Alarm bells began to ring when surveys suggested that the new Pentecostals have a huge following among the young. It was then that Father Marcelo Rossi, 45, decided to fight back. The Sao Paulo-based Rossi devised new ways - often mimicking the evangelists - of conducting mass. Since the late 1990s, his masses have looked like pop concerts, with people dancing and crying to his foot-tapping gospel. Rossi has recorded CDs, hosted radio and TV programmes and even appeared in movies with religious themes to renew the Catholic church. His CDs have sold in the millions and earned him a Latin Grammy too. This priest, who once organised a mass for some two million people on the Formula One track here, has now opened a huge sanctuary, Mother of God, which can accommodate 20, 000 people. At the inaugural mass last Friday which attracted 50, 000 people, Rossi was smiling: "That's a sign we're on the right path. "
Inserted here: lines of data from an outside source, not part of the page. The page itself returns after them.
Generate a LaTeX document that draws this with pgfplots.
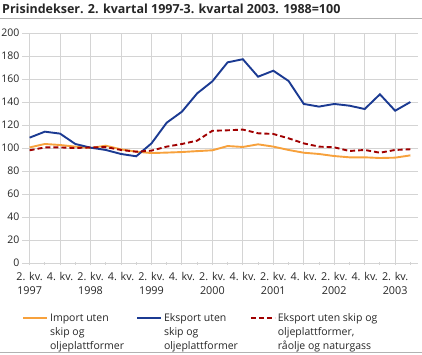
\documentclass[border=0pt]{standalone}
\usepackage{fontspec}
\setmainfont{Open Sans}
\usepackage{pgfplots}
\pgfplotsset{compat=1.18}
\definecolor{ssborange}{HTML}{F7A13C}
\definecolor{ssbblue}{HTML}{1B3A92}
\definecolor{ssbred}{HTML}{A00000}
\definecolor{gridgray}{HTML}{D4D4D4}
\definecolor{txt}{HTML}{262626}

\pgfplotstableread{
i imp eks eksr
0 100.5 109 98
1 103.5 114.2 100.5
2 102.6 112.5 100.5
3 101.2 103.5 100
4 100 100.3 100.5
5 102 98.3 100.8
6 98.8 94.8 98.3
7 96.8 92.8 96.8
8 95.6 104 97.7
9 96 122 101.2
10 96.5 131.6 103.5
11 97.3 147.5 106.4
12 98 158 115
13 101.7 174.5 115.4
14 100.9 177.2 116
15 103.2 162 112.8
16 101.2 167.2 112.2
17 98.3 158.3 108.4
18 95.9 138.3 104
19 94.8 136 101.2
20 93 138.3 100.6
21 91.9 136.8 97.4
22 91.9 133.9 98.3
23 91.3 146.7 95.9
24 91.6 132.4 98.3
25 93.6 140 98.9
}\datatable

\begin{document}
\begin{tikzpicture}[x=1pt,y=1pt]
\useasboundingbox (0,0) rectangle (422,354);
\node[anchor=base west, inner sep=0, font=\bfseries\fontsize{12.5}{14}\selectfont, text=txt] at (2,340.5) {Prisindekser. 2. kvartal 1997-3. kvartal 2003. 1988=100};
\draw[gray!60, line width=1pt] (0,335) -- (422,335);
\draw[gray!60, line width=1pt] (0,2) -- (422,2);
\begin{axis}[
  at={(22pt,91pt)}, anchor=south west,
  scale only axis, width=396pt, height=230pt,
  xmin=-0.5, xmax=25.5, ymin=0, ymax=200,
  ytick={0,20,...,200},
  xtick={0,2,...,24},
  minor xtick={1,3,...,25},
  xticklabels={{2. kv.\\1997},{4. kv.},{2. kv.\\1998},{4. kv.},{2. kv.\\1999},{4. kv.},{2. kv.\\2000},{4. kv.},{2. kv.\\2001},{4. kv.},{2. kv.\\2002},{4. kv.},{2. kv.\\2003}},
  xticklabel style={align=center, font=\fontsize{10.8}{14.5}\selectfont, text=txt, inner xsep=0pt, yshift=-3.5pt},
  yticklabel style={font=\fontsize{10.5}{12}\selectfont, text=txt, xshift=1pt},
  /pgf/number format/assume math mode=true,
  axis line style={draw=none},
  xmajorgrids, ymajorgrids,
  major grid style={gridgray, line width=0.9pt},
  tick style={gridgray, line width=0.9pt},
  ytick style={draw=none},
  xtick pos=bottom,
  major tick length=4pt, minor tick length=3pt,
  xtick align=center,
  legend style={at={(axis description cs:0,-0.21)}, anchor=north west, draw=none, fill=none,
    legend columns=3, inner sep=0pt,
    font=\fontsize{10.5}{14}\selectfont, text=txt,
    /tikz/every even column/.append style={column sep=4pt}},
  legend cell align=left,
  legend image code/.code={\draw[#1] (0pt,0pt) -- (24pt,0pt);},
]
\addplot[ssborange, line width=1.9pt] table[x=i, y=imp] {\datatable};
\addlegendentry{\parbox[t]{80pt}{\raggedright Import uten\\skip og\\oljeplattformer}}
\addplot[ssbblue, line width=1.9pt] table[x=i, y=eks] {\datatable};
\addlegendentry{\parbox[t]{80pt}{\raggedright Eksport uten\\skip og\\oljeplattformer}}
\addplot[ssbred, line width=1.9pt, dash pattern=on 5pt off 3pt] table[x=i, y=eksr] {\datatable};
\addlegendentry{\parbox[t]{120pt}{\raggedright Eksport uten skip og\\oljeplattformer,\\råolje og naturgass}}
\end{axis}
\end{tikzpicture}
\end{document}
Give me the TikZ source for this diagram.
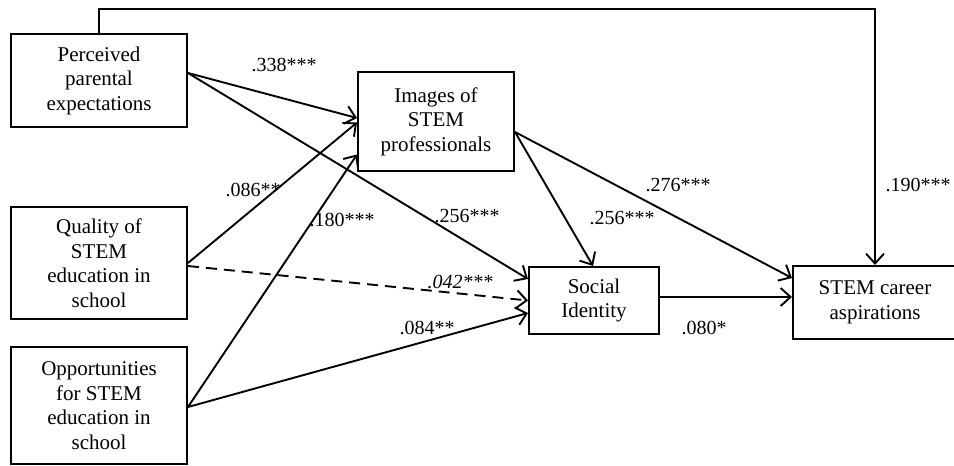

But the church establishment isn't convinced. In 2007, when Pope Benedict XVI came to Brazil on a tour largely aimed at stopping losses in Latin America, Rossi was steered away from the Pope. When asked to comment on Rossi's style, Cardinal Scherer of S?o Paulo, probably the next pope, once said: "Priests aren't showmen. The mass is not to be transformed into a show".
But that's exactly what the evangelicals have done to lure people away from the Catholic fold. "The Catholic Church is like an ocean liner, it takes a lot to change the route even slightly, due to the size of its bureaucratic structure. But evangelicals are like small boats, " says Cesar Romero Jacob, a Rio-based political scientist.
But the pop priests too are behaving like small boats, moving against the tide. Aware that the church hasn't lost its people only to the evangelists, but also to secularism, new age faiths and eastern philosophies like Buddhism, some of the "pop priests" have transformed themselves into self-help gurus. Raginaldo Monzetti, a Catholic priest whose latest book Wounds of the Soul is selling like hot cakes, uses TV, radio, podcasts, Twitter and Facebook to address emotional issues faced by people, especially the young. "It's very easy to talk with these priests. They speak our language, understand our problems and offer practical solutions, " says Cate Fernandes, 19, who religiously follows Fabio, Rossi and Monzetti on social media.
The "pop priests" may not be in the good books of the church, but few would deny that they are arresting its slide. History seems to be repeating itself in Brazil, where Liberation Theologists, the leftist priests who worked with the poor and took the church closer to the people, came under attack from the conservatives a few decades back. Says American historian Kenneth Serbin, the author of Dialogues in the Shadows, "In the 1960s and 1970s, Brazil created Liberation Theology and led the international church. That leadership doesn't exist any more. "
Brazil may or may not get the next Pope, but the Catholic church here can't revive itself without the priests who can record the gospel with guitars and drums and post it on YouTube.